Please see my comment to the question. This is a pretty good explanation of this matter:
http://www.wbrogden.com/java/Phonetic/index.html[
^].
See also:
http://en.wikipedia.org/wiki/Metaphone[
^],
http://en.wikipedia.org/wiki/Caverphone[
^],
http://en.wikipedia.org/wiki/Soundex[
^],
http://en.wikipedia.org/wiki/New_York_State_Identification_and_Intelligence_System[
^],
http://en.wikipedia.org/wiki/Match_Rating_Approach[
^].
I don't think the results of the algorithm explained here can give any satisfactory results, because a "phonetically" mangled (misspelled) words ofter start to look more close to some similar words with different meaning. We human often make correct guesses because we are extremely sensitive to the context and even can recognize some features of the personality of the writer.
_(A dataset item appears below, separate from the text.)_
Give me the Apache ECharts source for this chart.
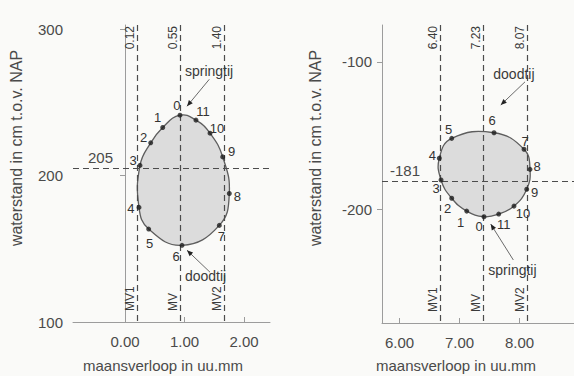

And taking account of the context is actually the matter of another, more general majorly unsolved problem, semantic interpretation for speech recognition:
http://en.wikipedia.org/wiki/Semantic_Interpretation_for_Speech_Recognition[
^].
As the primitive algorithm described in the article referenced first, I see very little value in it. To me, it's more of a commercial hype than something really effective. Note that the suggestions for the corrections of some misspelled words is a permanent source of jokes coming from the users. :-)
As to the statement that "the data structure would be the same", please ask the people who maintained that. I have no idea why they told so and suspect that structure would be the same only in case of extremely silly structure.